A la memoria de Juan García de Quevedo, amigo e interlocutor
En días pasados, en el Centro Universitario de Ciencias Sociales y Humanidades relanzamos la Cátedra Émile Durkheim. Fue fundada hace años para difundir el pensamiento de este clásico francés de la Sociología y el de autores posteriores que siguen forjando su visión.
En esta nueva época, la Cátedra es dirigida por un talentoso colega, el profesor Jorge Ramírez Plascencia, y cuenta con un consejo académico que le da una mejor perspectiva de trabajo.
Pero lo más importante es que la Cátedra renació arropada por brillantes alumnos del Departamento de Sociología. Son ellos quienes le darán vida. Así nos lo hicieron sentir en el panel que organizamos. Agradezco mucho sus comentarios y preguntas.
¿Por qué impulsar otra vez el conocimiento de un autor cuya obra fundamental se escribió entre 1893 y 1912? ¿Por qué si sus trabajos se refieren a un mundo social que ha sufrido profundos cambios?
Durkheim es un clásico. Sus indagaciones y conjeturas esperan ser descubiertas siempre. Cada vez que volvamos a sus escritos nuestra realidad inmediata se nos aparecerá más rica e interesante. Después de todo, el mundo que él habitó no es tan diferente del nuestro: sus predicamentos y encrucijadas continúan sin solución. Seguimos en la modernidad: las contradicciones políticas y culturales desatadas por ésta nos tienen al borde de un colapso de múltiples dimensiones: política, ambiental, moral, económica...
Émile Durkheim nació en Epinal, Francia, en 1858, en el seno de una familia de rabinos. Estudió en París, en la Escuela Normal Superior, y vivió un año en Alemania donde aprendió a tomar en cuenta los fenómenos culturales colectivos. Estudió filosofía y ciencia social. Fue él quien primero estableció una cátedra universitaria de Sociología, por lo menos en el ámbito francés. Murió en París en 1917.
Durkheim conoció el mundo de ayer, como célebremente lo llamó Stephan Zweig: la bella época, ese período intocado, de relativa paz mundial e intenso desarrollo técnico y material que situó a Europa en la frontera del progreso. Fueron las décadas en que el liberalismo económico y cultural lo sometió todo a su paso y creó un mundo nuevo, burgués, capitalista, tecnológico, excitante, optimista...
Sin embargo, los franceses no transitaron suavemente a la modernidad: dejar atrás la monarquía les costó una revolución que incendió Europa; por el imperio de Napoleón y la dictadura del sobrino sufrieron dolorosas derrotas militares. Y pasaron por muchas dificultades para construir un estado plenamente laico, una república con división de poderes y prácticas democráticas.
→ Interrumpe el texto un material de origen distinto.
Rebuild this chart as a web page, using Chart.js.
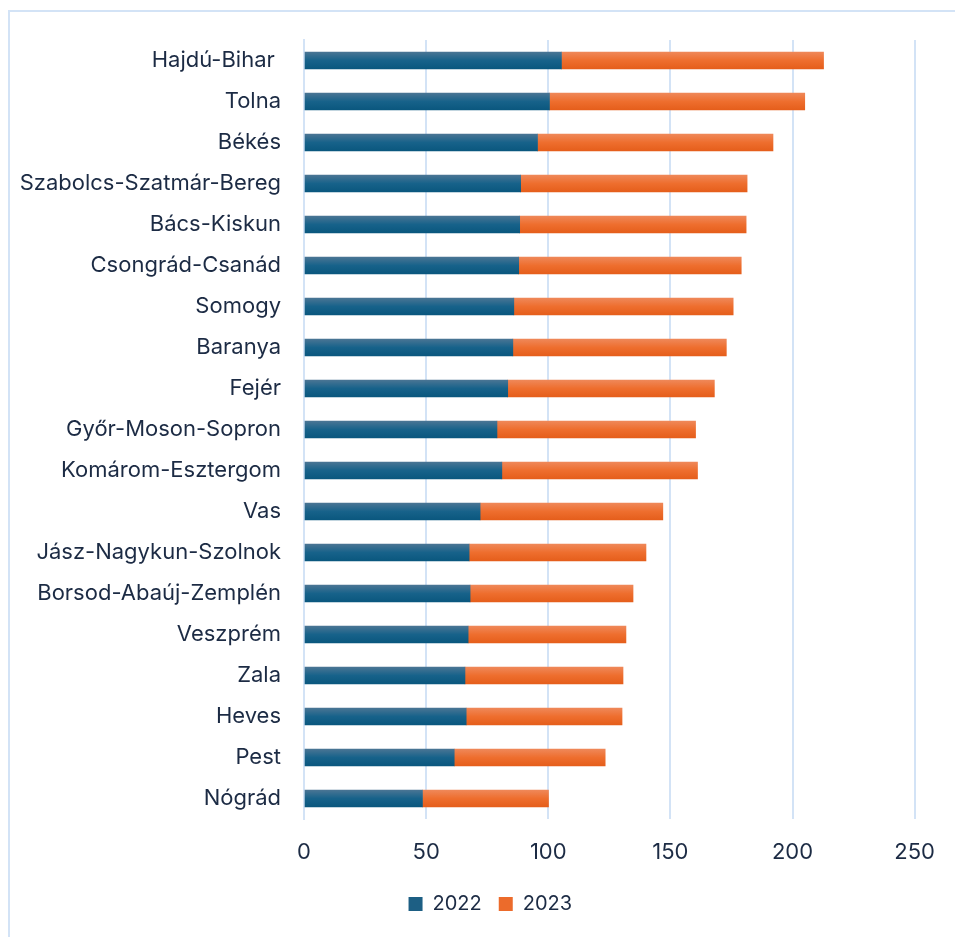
<!DOCTYPE html>
<html>
<head>
<meta charset="utf-8">
<script src="https://cdn.jsdelivr.net/npm/chart.js@4.4.1/dist/chart.umd.min.js"></script>
<style>
  body { margin: 0; background: #fff; }
  #frame { position: absolute; left: 8px; top: 10px; width: 960px; height: 940px; border: 2px solid #d3e3f6; }
  #wrap { position: absolute; left: 0; top: 0; width: 955px; height: 937px; }
</style>
</head>
<body>
<div id="frame"></div>
<div id="wrap"><canvas id="statsChart"></canvas></div>
<script>
// counties, top to bottom as in the picture
const counties = [
    "Hajdú-Bihar ", "Tolna", "Békés", "Szabolcs-Szatmár-Bereg", "Bács-Kiskun",
    "Csongrád-Csanád", "Somogy", "Baranya", "Fejér", "Győr-Moson-Sopron",
    "Komárom-Esztergom", "Vas", "Jász-Nagykun-Szolnok", "Borsod-Abaúj-Zemplén",
    "Veszprém", "Zala", "Heves", "Pest", "Nógrád"
];
const values2022 = [105.4, 100.5, 95.6, 88.7, 88.3, 87.9, 85.9, 85.5, 83.4, 79.0, 81.0, 72.1, 67.6, 68.0, 67.2, 65.9, 66.4, 61.5, 48.5];
const values2023 = [107.3, 104.5, 96.4, 92.7, 92.7, 91.1, 89.8, 87.4, 84.6, 81.3, 80.1, 74.8, 72.4, 66.7, 64.6, 64.7, 63.8, 61.8, 51.6];
const xTicks = [0, 50, 100, 150, 200, 250];

const textColor = "#1c2b44";
const gridColor = "#d3e3f6";
const barH = 17;

// vertical gradient per bar, built from the y scale position of the category
function barGradient(stops, solid) {
    return function (c) {
        const y = c.chart.scales && c.chart.scales.y;
        if (!y || c.dataIndex === undefined) return solid;
        const mid = y.getPixelForValue(c.dataIndex);
        if (!Number.isFinite(mid)) return solid;
        const g = c.chart.ctx.createLinearGradient(0, mid - barH / 2, 0, mid + barH / 2);
        g.addColorStop(0, stops[0]);
        g.addColorStop(0.5, stops[1]);
        g.addColorStop(1, stops[2]);
        return g;
    };
}

const blueSolid = "#1d5f84";
const orangeSolid = "#ec6b2b";

// legend is centred under a narrower band than the full canvas
const legendShift = {
    id: "legendShift",
    afterLayout(ch) {
        const lg = ch.legend;
        if (!lg) return;
        lg.left = 66;
        lg.right = ch.chartArea.right;
        lg.width = lg.right - lg.left;
    }
};

var ctx = document.getElementById("statsChart");
var chart = new Chart(ctx, {
    type: "bar",
    data: {
        labels: counties,
        datasets: [
            { label: "2022", data: values2022, backgroundColor: barGradient(["#4a7594", "#17628a", "#0a577e"], blueSolid), barThickness: barH },
            { label: "2023", data: values2023, backgroundColor: barGradient(["#ef8859", "#ee6e2e", "#e55e1b"], orangeSolid), barThickness: barH }
        ]
    },
    options: {
        indexAxis: "y",
        responsive: true,
        maintainAspectRatio: false,
        animation: false,
        layout: { padding: { left: 0, right: 36, top: 40, bottom: 13 } },
        scales: {
            x: {
                stacked: true,
                min: 0,
                max: 250,
                afterBuildTicks: (s) => { s.ticks = xTicks.map(v => ({ value: v })); },
                afterFit: (s) => { s.height = 58; },
                grid: { color: gridColor, lineWidth: 2, drawTicks: false },
                border: { display: false },
                ticks: { color: textColor, padding: 20, font: { family: "Inter", size: 22 } }
            },
            y: {
                stacked: true,
                afterFit: (s) => { s.width = 304; },
                grid: { display: false, drawTicks: false },
                border: { display: true, color: gridColor, width: 2 },
                ticks: { color: textColor, padding: 23, font: { family: "Inter", size: 22 } }
            }
        },
        plugins: {
            legend: {
                position: "bottom",
                labels: {
                    color: textColor,
                    boxWidth: 14,
                    boxHeight: 14,
                    padding: 17,
                    font: { family: "Inter", size: 20 },
                    generateLabels: (ch) => ch.data.datasets.map((d, i) => ({
                        text: d.label,
                        fillStyle: i === 0 ? blueSolid : orangeSolid,
                        strokeStyle: "transparent",
                        lineWidth: 0,
                        datasetIndex: i,
                        fontColor: textColor
                    }))
                }
            },
            tooltip: { enabled: false }
        }
    },
    plugins: [legendShift]
});
</script>
</body>
</html>
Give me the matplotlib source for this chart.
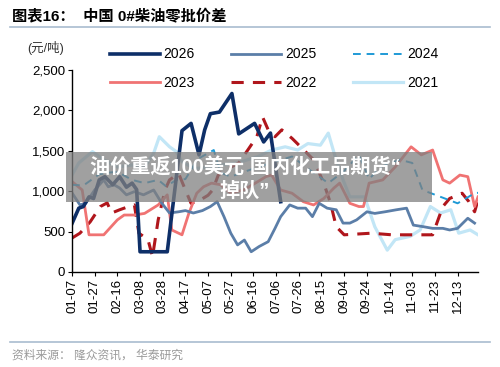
import datetime as dt
import matplotlib
matplotlib.use("Agg")
import matplotlib.pyplot as plt
from matplotlib.patches import Rectangle

plt.rcParams["font.family"] = ["Liberation Sans", "Noto Sans CJK SC", "DejaVu Sans"]

# MM-DD dates and values (元/吨)
d2026 = ["01-07", "01-13", "01-17", "01-22", "01-26", "01-31", "02-05", "02-12", "02-18",
         "02-24", "03-01", "03-05", "03-08", "04-01", "04-14", "04-22", "04-29", "05-04",
         "05-09", "05-17", "05-28", "06-03", "06-17", "06-25", "07-01", "07-10"]
v2026 = [600, 790, 810, 930, 910, 1140, 1180, 1080, 1180,
         1050, 1100, 1020, 250, 250, 1750, 1840, 1450, 1760,
         1960, 1980, 2210, 1710, 1840, 1610, 1720, 870]

d2025 = ["01-07", "01-14", "01-19", "01-27", "02-04", "02-08", "02-13", "02-18", "02-24",
         "03-03", "03-11", "03-20", "03-27", "04-03", "04-11", "04-17", "04-24", "05-02",
         "05-09", "05-15", "05-21", "05-27", "06-02", "06-08", "06-14", "06-21", "06-29",
         "07-05", "07-10", "07-18", "07-25", "08-01", "08-07", "08-13", "08-20", "08-28",
         "09-03", "09-09", "09-15", "09-24", "10-01", "10-10", "10-20", "10-29", "11-04",
         "11-13", "11-21", "11-30", "12-06", "12-13", "12-22", "12-28"]
v2025 = [980, 830, 850, 1015, 1140, 1055, 1080, 1040, 955,
         995, 955, 1015, 855, 730, 745, 760, 730, 760,
         810, 870, 685, 480, 335, 395, 250, 315, 375,
         540, 685, 830, 790, 790, 685, 850, 790, 770,
         605, 605, 645, 745, 725, 745, 770, 790, 580,
         560, 540, 540, 520, 540, 665, 605]

d2024 = ["01-07", "01-17", "01-24", "01-31", "02-08", "02-16", "03-01", "03-12", "03-24",
         "03-31", "04-09", "04-17", "04-28", "05-12", "05-18", "05-27", "06-08", "06-20",
         "07-02", "07-20", "08-05", "08-21", "09-04", "09-17", "09-26", "10-06", "10-23",
         "11-03", "11-12", "11-28", "12-13", "12-28", "12-31"]
v2024 = [1080, 1070, 1140, 1210, 1230, 1240, 1140, 1100, 1140,
         1060, 1140, 1150, 1400, 1510, 1230, 1180, 1240, 1300,
         1350, 1430, 1260, 1100, 1250, 1450, 1150, 1300, 1390,
         1350, 1015, 930, 850, 975, 980]

d2023 = ["01-07", "01-16", "01-22", "02-04", "02-16", "02-22", "03-03", "03-12", "03-24",
         "04-01", "04-05", "04-14", "04-20", "04-27", "05-03", "05-10", "05-18", "05-27",
         "06-08", "06-20", "06-27", "07-02", "07-10", "07-20", "07-30", "08-08", "08-17",
         "08-26", "08-31", "09-09", "09-17", "09-21", "09-26", "10-08", "10-19", "11-02",
         "11-11", "11-21", "11-30", "12-06", "12-15", "12-22", "12-28", "12-31"]
v2023 = [1120, 1015, 460, 460, 645, 705, 705, 725, 830,
         955, 520, 460, 725, 975, 1055, 1100, 1080, 975,
         1020, 1120, 1180, 1200, 1015, 975, 870, 830, 910,
         1040, 1100, 850, 810, 810, 1100, 1140, 1300, 1550,
         1450, 1510, 1140, 1100, 1200, 1180, 810, 930]

d2022 = ["01-07", "01-14", "01-23", "02-01", "02-07", "02-11", "02-18", "02-26", "03-03",
         "03-07", "03-15", "03-19", "03-24", "03-30", "04-03", "04-11", "04-17", "04-22",
         "04-30", "05-07", "05-11", "05-16", "05-22", "06-03", "06-11", "06-19", "06-24",
         "06-29", "07-05", "07-11", "07-20", "07-29", "08-08", "08-17", "08-23", "08-28",
         "09-04", "09-28", "10-16", "11-21", "11-30", "12-06", "12-17", "12-23", "12-28",
         "12-31"]
v2022 = [420, 480, 620, 810, 855, 730, 770, 810, 830,
         480, 400, 190, 645, 1015, 1140, 1220, 1015, 850,
         890, 950, 1015, 1200, 1260, 1350, 1510, 1675, 1920,
         1760, 1675, 1760, 1655, 1530, 1390, 1100, 850, 560,
         460, 480, 460, 460, 810, 910, 975, 870, 745,
         890]

d2021 = ["01-07", "01-13", "01-25", "02-04", "02-16", "03-01", "03-12", "03-20", "03-25",
         "04-03", "04-09", "04-14", "04-25", "05-08", "05-21", "06-02", "06-20", "07-02",
         "07-14", "07-25", "08-03", "08-14", "08-21", "08-27", "09-03", "09-09", "09-22",
         "10-01", "10-12", "10-19", "11-01", "11-10", "11-19", "11-28", "12-07", "12-14",
         "12-24", "12-31"]
v2021 = [1200, 1350, 1490, 1390, 1300, 1325, 1300, 1470, 1675,
         1550, 1490, 1365, 1280, 1300, 1330, 1350, 1430, 1510,
         1550, 1510, 1590, 1570, 1720, 1430, 1140, 930, 930,
         560, 270, 400, 440, 520, 810, 730, 770, 480,
         520, 460]

tick_labels = ["01-07", "01-27", "02-16", "03-08", "03-28", "04-17", "05-07", "05-27",
               "06-16", "07-06", "07-26", "08-15", "09-04", "09-24", "10-14", "11-03",
               "11-23", "12-13"]


def to_day(md):
    m, d = md.split("-")
    return (dt.date(2021, int(m), int(d)) - dt.date(2021, 1, 7)).days


series = [
    ("2021", d2021, v2021, dict(color="#c2e6f6", lw=2.3, ls="-")),
    ("2022", d2022, v2022, dict(color="#b0161c", lw=2.2, ls=(0, (4, 3)))),
    ("2023", d2023, v2023, dict(color="#f07373", lw=2.0, ls="-")),
    ("2024", d2024, v2024, dict(color="#1f9ad6", lw=1.4, ls=(0, (4, 3)))),
    ("2025", d2025, v2025, dict(color="#5b7ea8", lw=2.0, ls="-")),
    ("2026", d2026, v2026, dict(color="#0e2f68", lw=2.6, ls="-")),
]

fig = plt.figure(figsize=(5.0, 3.67), dpi=100)
ax = fig.add_axes([0.144, 0.259, 0.812, 0.55])

handles = {}
for name, dates, vals, style in series:
    (ln,) = ax.plot([to_day(d) for d in dates], vals, label=name, **style)
    handles[name] = ln

ax.set_ylim(0, 2500)
ax.set_xlim(0, 358)
ax.set_yticks([0, 500, 1000, 1500, 2000, 2500])
ax.set_yticklabels(["0", "500", "1,000", "1,500", "2,000", "2,500"])
ax.set_xticks([to_day(t) for t in tick_labels])
ax.set_xticklabels(tick_labels, rotation=90)
ax.tick_params(labelsize=9.5, length=3, width=0.8, direction="out", pad=2)
for s in ["top", "right"]:
    ax.spines[s].set_visible(False)
for s in ["left", "bottom"]:
    ax.spines[s].set_linewidth(1.0)

order = ["2026", "2023", "2025", "2022", "2024", "2021"]
fig.legend([handles[k] for k in order], order, ncol=3, frameon=False,
           loc="upper left", bbox_to_anchor=(0.194, 0.905), fontsize=10,
           handlelength=3.6, labelspacing=1.05, columnspacing=2.6, handletextpad=0.3)

fig.text(0.054, 0.858, "(元/吨)", fontsize=9, color="#333333")

fig.text(0.024, 0.955, "图表16：  中国 0#柴油零批价差", fontsize=11, fontweight="bold",
         va="center", ha="left")
fig.add_artist(plt.Line2D([0.02, 0.98], [0.926, 0.926], color="#a9bccf", lw=1.2))
fig.add_artist(plt.Line2D([0.02, 0.98], [0.068, 0.068], color="#a9bccf", lw=1.2))
fig.text(0.024, 0.032, "资料来源： 隆众资讯， 华泰研究", fontsize=8.5, color="#9a9a9a",
         va="center", ha="left")

# gray overlay banner
fig.add_artist(Rectangle((0.132, 1 - 202 / 367), 0.732, 50 / 367, transform=fig.transFigure,
                         facecolor="#808080", alpha=0.75, edgecolor="none", zorder=5))
fig.text(0.49, 1 - 168 / 367, "油价重返100美元 国内化工品期货“", fontsize=14.5,
         fontweight="bold", color="white", ha="center", va="center", zorder=6)
fig.text(0.49, 1 - 191 / 367, "掉队”", fontsize=14.5,
         fontweight="bold", color="white", ha="center", va="center", zorder=6)

fig.savefig("out.png", dpi=100)
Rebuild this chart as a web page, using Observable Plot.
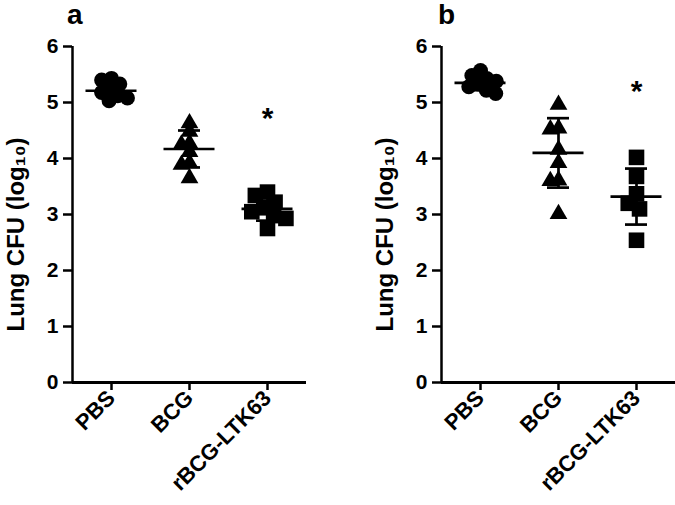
<!DOCTYPE html>
<html><head><meta charset="utf-8">
<script src="https://cdn.jsdelivr.net/npm/d3@7"></script>
<script src="https://cdn.jsdelivr.net/npm/@observablehq/plot@0.6"></script>
<style>
body{margin:0;background:#fff;font-family:"Liberation Sans",Arial,sans-serif;}
#wrap{display:flex;width:675px;height:505px;overflow:hidden}
.panel{position:relative}
.ttl{height:30px;line-height:30px;font-size:28px;font-weight:bold;color:#000}
</style></head><body>
<div id="wrap">
  <div class="panel" id="pa"><div class="ttl" style="padding-left:67px">a</div></div>
  <div class="panel" id="pb"><div class="ttl" style="padding-left:69px">b</div></div>
</div>
<script>
// categories
const groups = ["PBS", "BCG", "rBCG-LTK63"];
const yTicks = [0, 1, 2, 3, 4, 5, 6];
const yLabel = "Lung CFU (log₁₀)";

// panel a values (log10 CFU)
const aPBS = [5.43, 5.40, 5.33, 5.25, 5.18, 5.12, 5.08, 5.03];
const aBCG = [4.63, 4.48, 4.27, 4.25, 4.12, 3.92, 3.89, 3.65];
const aLTK = [3.40, 3.34, 3.22, 3.12, 3.05, 2.98, 2.93, 2.75];
const aMean = [5.21, 4.17, 3.10];
const aSD = [0.12, 0.33, 0.21];
const aStar = 4.72;

// panel b values (log10 CFU)
const bPBS = [5.57, 5.48, 5.43, 5.38, 5.33, 5.28, 5.22, 5.16];
const bBCG = [4.96, 4.54, 4.52, 4.16, 3.92, 3.61, 3.60, 3.01];
const bLTK = [4.02, 3.68, 3.37, 3.20, 3.10, 2.54];
const bMean = [5.35, 4.10, 3.32];
const bSD = [0.13, 0.62, 0.50];
const bStar = 5.20;

const shapes = {"PBS": ["circle", 7.5], "BCG": ["triangle", 6.6], "rBCG-LTK63": ["square", 8.8]};
const FONT = '"Liberation Sans", Arial, sans-serif';

function panel(vals, means, sds, starY, width, marginRight) {
  const pts = groups.flatMap((g, i) => vals[i].map(v => ({g, v})));
  const stats = groups.map((g, i) => ({g, m: means[i], lo: means[i] - sds[i], hi: means[i] + sds[i]}));
  const dots = groups.map(g => Plot.dot(pts.filter(d => d.g === g),
    Plot.dodgeX({anchor: "middle", padding: -5, fx: "g", y: "v", r: shapes[g][1], symbol: shapes[g][0], fill: "black", stroke: "none"})));
  return Plot.plot({
    width, height: 475,
    marginTop: 16, marginBottom: 123, marginLeft: 71, marginRight,
    style: {fontFamily: FONT, fontWeight: "bold", fontSize: "21px", color: "black", background: "white", overflow: "visible"},
    fx: {domain: groups, padding: 0, label: null},
    x: {domain: [0, 1], axis: null},
    y: {domain: [0, 6]},
    marks: [
      Plot.axisY({ticks: yTicks, tickSize: 9, tickPadding: 5, tickFormat: d3.format("d"), label: null, strokeWidth: 2.5, fontSize: 21}),
      Plot.axisFx({anchor: "bottom", tickSize: 8, tickPadding: 4, tickRotate: -45, label: null, strokeWidth: 2.5, fontSize: 22}),
      Plot.ruleY([0], {strokeWidth: 3}),
      Plot.ruleX([{g: groups[0]}], {fx: "g", x: () => 0, strokeWidth: 2.5}),
      Plot.text([{g: groups[0]}], {fx: "g", text: () => yLabel, frameAnchor: "left", rotate: -90, dx: -56, dy: 20,
        fontSize: 24, fontWeight: "bold", textAnchor: "middle", lineAnchor: "middle"}),
      ...dots,
      Plot.tickY(stats, {fx: "g", y: "m", insetLeft: 13.5, insetRight: 13.5, strokeWidth: 2.7}),
      Plot.tickY(stats, {fx: "g", y: "hi", insetLeft: 28, insetRight: 28, strokeWidth: 2.7}),
      Plot.tickY(stats, {fx: "g", y: "lo", insetLeft: 28, insetRight: 28, strokeWidth: 2.7}),
      Plot.ruleX(stats, {fx: "g", x: () => 0.5, y1: "lo", y2: "hi", strokeWidth: 2.7}),
      Plot.text([{g: groups[2], y: starY}], {fx: "g", y: "y", text: () => "*", fontSize: 30, fontWeight: "bold"})
    ]
  });
}

document.getElementById("pa").appendChild(panel([aPBS, aBCG, aLTK], aMean, aSD, aStar, 369, 63));
document.getElementById("pb").appendChild(panel([bPBS, bBCG, bLTK], bMean, bSD, bStar, 306, 0));
</script>
</body></html>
El liberalismo transformó las economías y especializó el trabajo, fragmentó la cultura y disolvió las formas de vida. Pero fracasó cuando quiso modelar la vida política de acuerdo con sus principios. No pudo con las tensiones que contribuyó a desatar: desarraigo social de los trabajadores emigrados a las ciudades, pobreza y desigualdad, radicalización política y movimientos revolucionarios, resurrección de tendencias conservadoras y regresivas, anarquismo, nacionalismos...
Todo a la par de crisis económicas y desarreglos emocionales, suicidios crecientes y una profunda desintegración social. Ni la Economía ni la Psicología, ni mucho menos las ideas políticas liberales, bastaaban para entender, criticar y enfrentar un mundo así, con una sociedad de masas dislocada y plagada de conflictos.
Era necesario un esfuerzo por entender a la sociedad como algo que tiene una historia, un movimiento propio y determinaciones que escapan a la voluntad y la acción de individuos aislados. De esta manera, la sociedad no sólo responde a los intereses utilitarios que gobiernan los mercados económicos, sino que se vuelve posible porque las personas comparten compromisos morales y reglas de colaboración y solidaridad. Sin esto, el orden social es imposible.
El problema de la Sociología propuesta por Durkheim es el problema del consenso y la estabilidad en condiciones de cambio y modernización acelerada. ¿Cómo mantener unidas a las sociedades en un mundo alejado de los dioses y las religiones, profano, racionalizado, con una acusada división del trabajo, y en el que las creencias colectivas sucumben frente al individualismo egoísta?
En otras palabras, el desafío de la modernidad es hacer compatible la libertad de los individuos con la necesidad de mantener cohesionada a la sociedad, equilibrar las prerrogativas de las personas tomadas por separado con las necesidades de los demás considerados como grupos sociales que tienen derecho a existir con dignidad y que necesitan formas de vida compartidas para pertenecer a algo más que a sí mismos.
Émile Durkheim tuvo la visión para comprender estas encrucijadas, que también son nuestras. Por ello, resulta indispensable recuperar su legado. Larga vida a la Cátedra.